Today was the penultimate day of term. We’re all a little tired in our house so we decided to go out to the Buninyong pub for dinner. We took activities with us for the girls to complete. At this age, they tend to like a pen and paper so they can write or draw.
Unprompted, our youngest daughter who is in Grade 1 wrote ‘Tutankhamun’ and ‘Howard Carter’ on her piece of paper. So I thought I would contribute.
“I know about these guys,” I said. “King Tut had a very big butt and Howard Carter was a stinky farter.”
“Daddy!” My daughter exclaimed, disapprovingly, “That’s not what we were taught.”
She went on to outline how Howard Carter had discovered Tutankhamun’s tomb in 1922 and described the number of doors he had to get through. She then explained that Tutankhamun’s father had moved the Egyptian capital and made everyone worship only one god but that Tutankhamun had restored the old ways and many gods. She seemed particularly taken with the idea that Tutankhamun had ascended the throne at only nine years of age.

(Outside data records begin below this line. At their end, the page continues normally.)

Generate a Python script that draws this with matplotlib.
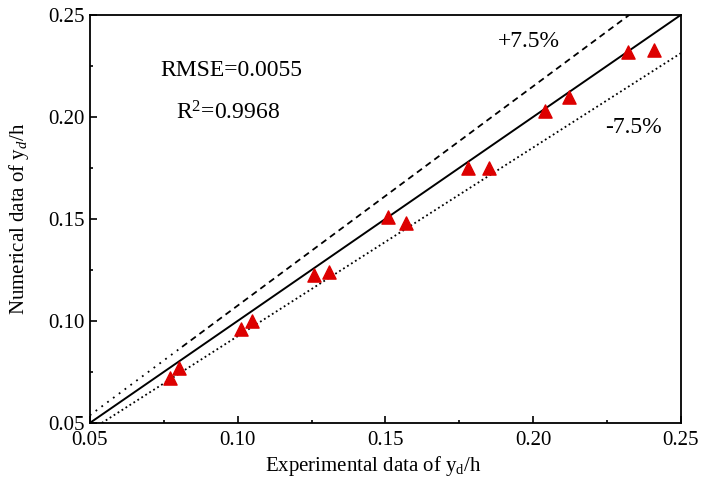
import numpy as np
import matplotlib.pyplot as plt

plt.rcParams['font.family'] = ['Liberation Serif', 'DejaVu Serif']
plt.rcParams['mathtext.fontset'] = 'custom'
plt.rcParams['mathtext.rm'] = 'Liberation Serif'
plt.rcParams['mathtext.it'] = 'Liberation Serif:italic'

# experimental vs numerical y_d/h
exp_data = [0.077, 0.080, 0.101, 0.105, 0.126, 0.131, 0.151, 0.157,
            0.178, 0.185, 0.204, 0.212, 0.232, 0.241]
num_data = [0.072, 0.077, 0.096, 0.100, 0.1225, 0.124, 0.151, 0.148,
            0.175, 0.175, 0.203, 0.2095, 0.232, 0.233]

band = 0.075
ticks = [0.05, 0.10, 0.15, 0.20, 0.25]
tick_labels = ['0.05', '0.10', '0.15', '0.20', '0.25']

fig = plt.figure(figsize=(7.02, 4.79), dpi=100)
ax = fig.add_axes([0.128, 0.117, 0.842, 0.852])

x = np.linspace(0.05, 0.25, 200)
ax.plot(x, x, color='black', lw=1.4)

# +7.5% line: dotted near the origin, dashed above
x_up = np.linspace(0.05, 0.25 / (1 + band), 200)
lo = x_up < 0.081
ax.plot(x_up[lo], x_up[lo] * (1 + band), color='black', lw=1.3, dashes=[1, 3])
ax.plot(x_up[~lo], x_up[~lo] * (1 + band), color='black', lw=1.3, dashes=[3.5, 2.5])

x_lo = np.linspace(0.05 / (1 - band), 0.25, 200)
ax.plot(x_lo, x_lo * (1 - band), color='black', lw=1.3, dashes=[1, 1.6])

ax.scatter(exp_data, num_data, marker='^', s=90, color='#dd0000', zorder=3)

ax.text(0.074, 0.2225, 'RMSE=0.0055', fontsize=17, ha='left', va='center')
ax.text(0.079, 0.202, 'R$^2$=0.9968', fontsize=17, ha='left', va='center')
ax.text(0.188, 0.2368, '+7.5%', fontsize=17, ha='left', va='center')
ax.text(0.2243, 0.1946, '-7.5%', fontsize=17, ha='left', va='center')

ax.set_xlim(0.05, 0.25)
ax.set_ylim(0.05, 0.25)
ax.set_xticks(ticks)
ax.set_xticklabels(tick_labels)
ax.set_yticks(ticks)
ax.set_yticklabels(tick_labels)
ax.set_xticks([0.075, 0.125, 0.175, 0.225], minor=True)
ax.set_yticks([0.075, 0.125, 0.175, 0.225], minor=True)
ax.tick_params(which='both', direction='in', labelsize=15, width=1.2)
ax.tick_params(which='major', length=5)
ax.tick_params(axis='x', which='major', pad=6)
ax.tick_params(which='minor', length=2.5)
for s in ax.spines.values():
    s.set_linewidth(1.3)

ax.set_xlabel('Experimental data of y$_\\mathrm{d}$/h', fontsize=15)
ax.set_ylabel('Numerical data of y$_\\mathit{d}$/h', fontsize=15)
ax.xaxis.set_label_coords(0.48, -0.077)
ax.yaxis.set_label_coords(-0.1, 0.5)

plt.savefig('out.png', dpi=100)
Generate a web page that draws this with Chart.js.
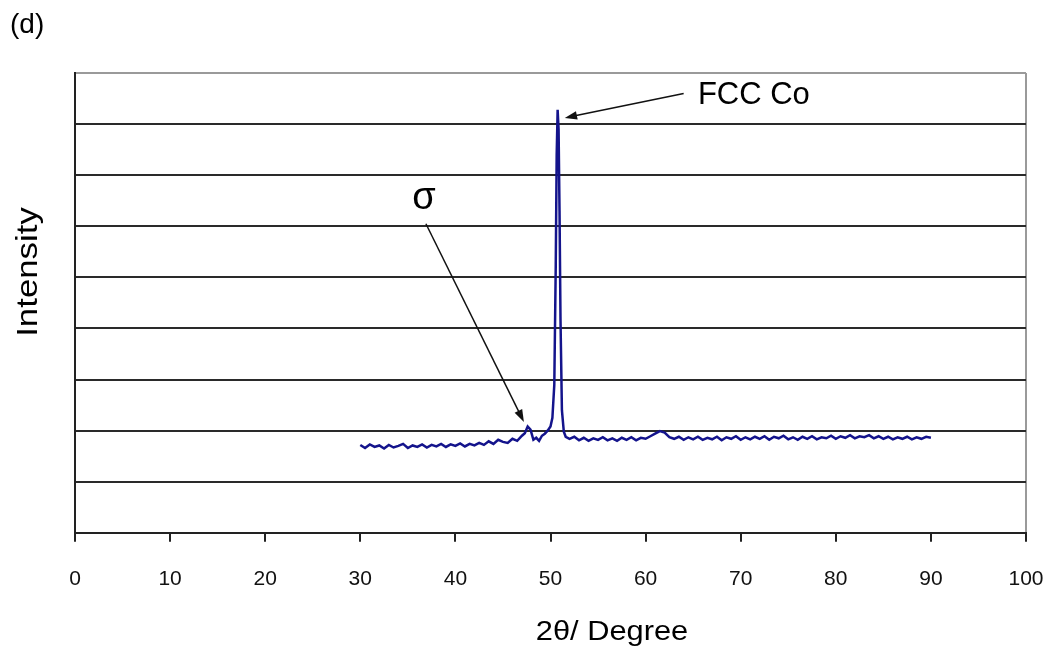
<!DOCTYPE html>
<html>
<head>
<meta charset="utf-8">
<script src="https://cdn.jsdelivr.net/npm/chart.js@4"></script>
<style>
	body { margin: 0; background: #fff; }
	#xrd-chart { display: block; }
</style>
</head>
<body>
<canvas id="xrd-chart" width="1055" height="658"></canvas>
<script>
// 2theta positions (degrees) and the measured intensity (arbitrary units, 1 unit = 1 gridline)
const twoTheta = [
	30, 30.5, 31, 31.5, 32, 32.5, 33, 33.5, 34, 34.5,
	35, 35.5, 36, 36.5, 37, 37.5, 38, 38.5, 39, 39.5,
	40, 40.5, 41, 41.5, 42, 42.5, 43, 43.5, 44, 44.5,
	45, 45.5, 46, 46.5,
	47, 47.3, 47.6, 47.9, 48.2, 48.5, 48.8, 49.1, 49.4, 49.7,
	50, 50.2, 50.4, 50.55, 50.65, 50.75, 50.85, 50.95, 51.05, 51.2,
	51.4, 51.6,
	52, 52.5, 53, 53.5, 54, 54.5, 55, 55.5, 56, 56.5,
	57, 57.5, 58, 58.5, 59, 59.5, 60, 60.5, 61, 61.5,
	62, 62.5, 63, 63.5, 64, 64.5, 65, 65.5, 66, 66.5,
	67, 67.5, 68, 68.5, 69, 69.5, 70, 70.5, 71, 71.5,
	72, 72.5, 73, 73.5, 74, 74.5, 75, 75.5, 76, 76.5,
	77, 77.5, 78, 78.5, 79, 79.5, 80, 80.5, 81, 81.5,
	82, 82.5, 83, 83.5, 84, 84.5, 85, 85.5, 86, 86.5,
	87, 87.5, 88, 88.5, 89, 89.5, 90
];

const intensity = [
	1.72, 1.66, 1.73, 1.68, 1.71, 1.65, 1.72, 1.67, 1.70, 1.74,
	1.66, 1.71, 1.68, 1.73, 1.67, 1.72, 1.69, 1.74, 1.68, 1.73,
	1.70, 1.75, 1.69, 1.74, 1.71, 1.76, 1.72, 1.79, 1.74, 1.82,
	1.78, 1.76, 1.84, 1.80,
	1.90, 1.95, 2.08, 2.02, 1.82, 1.86, 1.80, 1.90, 1.94, 2.00,
	2.08, 2.25, 2.90, 5.20, 7.40, 8.28, 7.90, 6.30, 4.20, 2.40,
	1.98, 1.88,
	1.84, 1.88, 1.81, 1.86, 1.80, 1.85, 1.82, 1.87, 1.81, 1.85,
	1.80, 1.86, 1.82, 1.87, 1.81, 1.86, 1.84, 1.89, 1.94, 1.99,
	1.96, 1.87, 1.84, 1.88, 1.82, 1.87, 1.83, 1.88, 1.82, 1.86,
	1.83, 1.88, 1.81, 1.87, 1.84, 1.89, 1.82, 1.87, 1.83, 1.88,
	1.84, 1.89, 1.82, 1.88, 1.85, 1.90, 1.83, 1.87, 1.82, 1.88,
	1.84, 1.89, 1.83, 1.87, 1.85, 1.90, 1.84, 1.89, 1.86, 1.91,
	1.85, 1.89, 1.87, 1.91, 1.85, 1.89, 1.84, 1.88, 1.83, 1.87,
	1.84, 1.88, 1.83, 1.87, 1.84, 1.88, 1.86
];

const xTicks = [0, 10, 20, 30, 40, 50, 60, 70, 80, 90, 100];

// peak labels: text position, font size and arrow (from -> to), positions in data units
const peakNotes = [
	{ text: 'σ', size: 38, at: [36.7, 6.55], from: [36.9, 6.05], to: [47.2, 2.17] },
	{ text: 'FCC Co', size: 31, at: [65.5, 8.57], from: [64.0, 8.6], to: [51.5, 8.12] },
];

const FONT = '"Liberation Sans", Arial, sans-serif';

function drawArrow(ctx, x1, y1, x2, y2) {
	const angle = Math.atan2(y2 - y1, x2 - x1);
	const head = 13;

	ctx.save();
	ctx.strokeStyle = '#111';
	ctx.fillStyle = '#111';
	ctx.lineWidth = 1.5;
	ctx.beginPath();
	ctx.moveTo(x1, y1);
	ctx.lineTo(x2 - Math.cos(angle) * head * 0.8, y2 - Math.sin(angle) * head * 0.8);
	ctx.stroke();

	ctx.beginPath();
	ctx.moveTo(x2, y2);
	ctx.lineTo(x2 - head * Math.cos(angle - 0.33), y2 - head * Math.sin(angle - 0.33));
	ctx.lineTo(x2 - head * Math.cos(angle + 0.33), y2 - head * Math.sin(angle + 0.33));
	ctx.closePath();
	ctx.fill();
	ctx.restore();
}

// stretched text, the original figure was scaled a bit along its labels
function drawStretched(ctx, text, x, y, font, stretch, rotate = 0) {
	ctx.save();
	ctx.translate(x, y);
	ctx.rotate(rotate);
	ctx.scale(stretch, 1);
	ctx.font = font;
	ctx.fillStyle = '#000';
	ctx.textAlign = 'center';
	ctx.textBaseline = 'middle';
	ctx.fillText(text, 0, 0);
	ctx.restore();
}

const annotationPlugin = {
	id: 'annotations',
	afterDatasetsDraw(chart) {
		const { ctx, scales: { x, y } } = chart;

		peakNotes.forEach(note => {
			drawArrow(ctx,
				x.getPixelForValue(note.from[0]), y.getPixelForValue(note.from[1]),
				x.getPixelForValue(note.to[0]), y.getPixelForValue(note.to[1]));

			ctx.save();
			ctx.font = `${note.size}px ${FONT}`;
			ctx.fillStyle = '#000';
			ctx.textBaseline = 'middle';
			ctx.textAlign = note.text === 'σ' ? 'center' : 'left';
			ctx.fillText(note.text, x.getPixelForValue(note.at[0]), y.getPixelForValue(note.at[1]));
			ctx.restore();
		});

		// panel letter and axis titles
		ctx.save();
		ctx.font = `28px ${FONT}`;
		ctx.fillStyle = '#000';
		ctx.textBaseline = 'middle';
		ctx.fillText('(d)', 10, 25);
		ctx.restore();

		drawStretched(ctx, '2θ/ Degree', 612, 632, `28px ${FONT}`, 1.1);
		drawStretched(ctx, 'Intensity', 29, 272, `29px ${FONT}`, 1.2, -Math.PI / 2);
	}
};

new Chart(document.querySelector('#xrd-chart'), {
	type: 'line',
	data: {
		datasets: [{
			label: 'XRD',
			data: twoTheta.map((t, i) => ({ x: t, y: intensity[i] })),
			borderColor: '#14148c',
			borderWidth: 2.5,
			pointRadius: 0,
			tension: 0,
			fill: false,
		}],
	},
	options: {
		responsive: false,
		animation: false,
		layout: {
			padding: { left: 75, top: 73, right: 29, bottom: 41 },
		},
		scales: {
			x: {
				type: 'linear',
				min: 0,
				max: 100,
				afterBuildTicks: axis => {
					axis.ticks = xTicks.map(value => ({ value }));
				},
				// the "100" label may hang over the right edge, don't let it shrink the plot
				afterFit: axis => {
					axis.paddingLeft = 0;
					axis.paddingRight = 0;
				},
				grid: {
					color: ctx => (ctx.tick && ctx.tick.value === 100 ? '#9a9a9a' : 'rgba(0,0,0,0)'),
					tickColor: '#222',
					lineWidth: 2,
					tickLength: 9,
				},
				border: { color: '#222', width: 2 },
				ticks: {
					color: '#111',
					font: { family: FONT, size: 21 },
					padding: 25,
					maxRotation: 0,
				},
			},
			y: {
				min: 0,
				max: 9,
				ticks: { display: false, stepSize: 1 },
				grid: {
					color: ctx => (ctx.tick && ctx.tick.value === 9 ? '#9a9a9a' : '#2a2a2a'),
					lineWidth: 2,
					drawTicks: false,
				},
				border: { color: '#222', width: 2 },
			},
		},
		plugins: {
			legend: { display: false },
			tooltip: { enabled: false },
		},
	},
	plugins: [annotationPlugin],
});
</script>
</body>
</html>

We had an interesting discussion about grave goods. My daughter thought it was wrong to take them away given that Tutankhamun believed that he needed them for the afterlife.
I know that my daughter has been studying Tutankhamun at school. I know this is part of my school’s core knowledge agenda and I know that she otherwise would not have had this experience.
Her interest in ancient Egypt appears to refute a common idea: that children can only be engaged by the immediate; by contexts that they know a lot about through personal experience. This is simply not true. Children have a hunger for knowledge and a thirst for ideas. They can imagine themselves into ancient Egypt as easily as they can imagine themselves into Narnia. We underestimate them when we assume that they cannot and, in the process, we obscure the jewels of civilisation from their view.